RAD FAN BYPASS SWITCH
by Lorne Goldman

This is not the most elegant method but it's virtues are simplicity, no soldering, easily removable and no altering of the existing system. Frankly, I tried it as a temporary test and never got around to seeing a pressing need to change it. Please forgive me for being too detailed here but, for some, it will be a first Morgan modification.

The principles are easy to understand...the wire delivering power to the rad fan goes through a heat sensitive switch. This switch turns the fan on and off by allowing the current through (or not) at preset
temperatures. The advantage with a bypass switch is that it allows you to turn on the fan BEFORE the engine gets hot and yet leaves the original installation in place in case you forget.
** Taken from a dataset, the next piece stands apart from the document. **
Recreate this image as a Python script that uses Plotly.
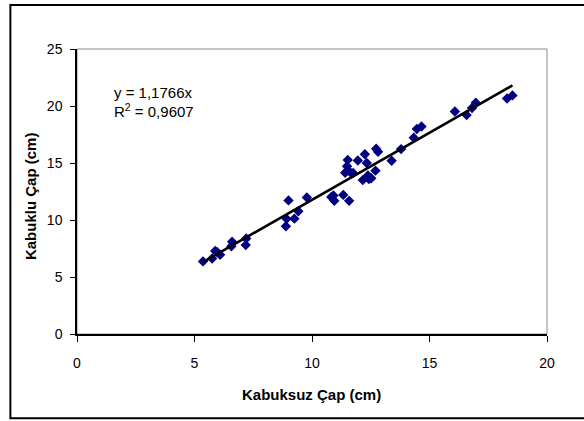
import plotly.graph_objects as go

# Data
kabuksuz = [5.36, 5.75, 5.88, 5.97, 6.09, 6.57, 6.60, 7.18, 7.20, 8.89, 8.92, 9.00, 9.25,
            9.42, 9.78, 10.82, 10.91, 10.95, 11.33, 11.58, 11.41, 11.49, 11.52, 11.62,
            11.75, 11.95, 12.16, 12.25, 12.33, 12.38, 12.42, 12.52, 12.70, 12.73, 12.81,
            13.39, 13.79, 14.33, 14.46, 14.66, 16.08, 16.58, 16.81, 16.97, 18.30, 18.53]
kabuklu = [6.37, 6.62, 7.28, 7.17, 6.95, 7.70, 8.10, 7.80, 8.38, 9.45, 10.10, 11.72, 10.12,
           10.77, 11.97, 12.02, 12.15, 11.68, 12.20, 11.68, 14.15, 14.72, 15.26, 14.20,
           14.13, 15.22, 13.50, 15.77, 15.00, 13.90, 13.60, 13.66, 14.33, 16.25, 15.98,
           15.20, 16.22, 17.22, 17.98, 18.20, 19.52, 19.20, 19.82, 20.29, 20.66, 20.93]
slope = 1.1766
eq_text = "y = 1,1766x"
r2_text = "R<sup>2</sup> = 0,9607"
x_ticks = [0, 5, 10, 15, 20]
y_ticks = [0, 5, 10, 15, 20, 25]
x_title = "Kabuksuz Çap (cm)"
y_title = "Kabuklu Çap (cm)"

fit_x = [min(kabuksuz), max(kabuksuz)]
fit_y = [slope * v for v in fit_x]

W, H = 584, 421
L, R, T, B = 76.7, 547.3, 49.0, 334.5

def px(xp):
    return (xp - L) / (R - L)

def py(yp):
    return (B - yp) / (B - T)

FONT = "Liberation Sans, Arial, sans-serif"

fig = go.Figure()
fig.add_trace(go.Scatter(
    x=kabuksuz, y=kabuklu, mode="markers",
    marker=dict(symbol="diamond", size=8, color="#000080", line=dict(width=0)),
    showlegend=False, hoverinfo="x+y"))
fig.add_trace(go.Scatter(
    x=fit_x, y=fit_y, mode="lines",
    line=dict(color="black", width=2.6),
    showlegend=False, hoverinfo="skip"))

fig.update_layout(
    width=W, height=H,
    margin=dict(l=L, r=W - R, t=T, b=H - B, pad=0),
    paper_bgcolor="white", plot_bgcolor="white",
    font=dict(family=FONT, size=14, color="black"),
    xaxis=dict(range=[0, 20], tickvals=x_ticks, showgrid=False, zeroline=False,
               showline=True, linecolor="black", linewidth=2,
               ticks="outside", ticklen=6, tickcolor="black", tickwidth=1,
               ticklabelstandoff=9, tickfont=dict(family=FONT, size=14)),
    yaxis=dict(range=[0, 25], tickvals=y_ticks, showgrid=False, zeroline=False,
               showline=True, linecolor="black", linewidth=1.5,
               ticks="outside", ticklen=5, tickcolor="black", tickwidth=1,
               ticklabelstandoff=5, tickfont=dict(family=FONT, size=14)),
    shapes=[
        dict(type="rect", xref="paper", yref="paper", x0=0, x1=1, y0=0, y1=1,
             line=dict(color="#8c8c8c", width=1), layer="below"),
        dict(type="rect", xref="paper", yref="paper",
             x0=px(10), x1=px(640), y0=py(419), y1=py(5),
             line=dict(color="black", width=2), layer="below"),
    ],
    annotations=[
        dict(text=eq_text, xref="paper", yref="paper", x=px(112), y=py(92.5),
             xanchor="left", yanchor="middle", showarrow=False,
             font=dict(family=FONT, size=15)),
        dict(text=r2_text, xref="paper", yref="paper", x=px(112), y=py(111),
             xanchor="left", yanchor="middle", showarrow=False,
             font=dict(family=FONT, size=15)),
        dict(text="<b>" + x_title + "</b>", xref="paper", yref="paper",
             x=px(311), y=py(395), xanchor="center", yanchor="middle",
             showarrow=False, font=dict(family=FONT, size=15)),
        dict(text="<b>" + y_title + "</b>", xref="paper", yref="paper",
             x=px(30), y=py(196), xanchor="center", yanchor="middle",
             textangle=-90, showarrow=False, font=dict(family=FONT, size=15)),
    ],
)

fig.write_html("out.html")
To do this you must create a second pathway for the power around the rad switch and then on to the rad fan. This new path run through a switch YOU control and near at hand when you are driving.

First disconnect the battery.

Now you need a few bits to add to what is already there. Two splitter (?) fittings (one female into two male), two female connectors, one simple on-off switch, 2 wood screws and 10 feet of two strand wiring. The rad switch is found on my car at the bottom of the radiator. They have two prongs or male connectors for the power going in (with a plastic covered female connector) and the same for the power going out. I simply removed the connectors, slipped on a splitter on each of the switch's prongs and reconnected the rad fan's wires to one (each) of the sets of splitter prongs. So now I am back as I was originally with a normally functioning fan with the exception that I have an extra connection available in and out at the rad switch.

I then used the electrical wire in the appropriate thickness (tell the fellow at the auto store where you buy this stuff that you hooking up a rad fan...) I ran it from the rad fan switch up to and then along with the other wires on the outside of the inner wing, then pushed through the rubber grommet through on the firewall near the driver and into the car.

Here you have options on what and where you wish to have your switch. Though you could use one of the unused switches on your instrument panel, I would suggest you leave them alone unless you are electrically inclined..I also have doubts that an unused rear fog lamp switch can happily take the power of a big rad fan (unless you have one of the cars fitted with a rad fan relay and you wire to the relay or you install a relay). I bought a small chrome push-pull switch, made a small L-shaped bracket with three holes on one side (to wood screw it into the wooden member under the dash and to the side of the car) and then mode a hole in the other side of the my L-bracket to put through the pull switch and tighten it. In this place it is easy to reach, easy to wire and still out of the way and hidden. Wire each of the ends to one of the wire terminals on the switch .

Now go back to the radiator, attach two female connectors to the wires (easy to do) and plug them in to the extra male connectors you put in. Reconnect the battery. (If you left the new switch on the fan should come on as you are connecting the battery...turn it off).

Test the switch. Now turn the switch off and let the car heat until the rad fan comes on by itself. If it does you are fine. Turn everything off and affix the wires where convenient with electrical tape so it is out of the way but not stretched.

When you turn it on, you must look casually at your passenger and explain that you are "activating the Turbocharger".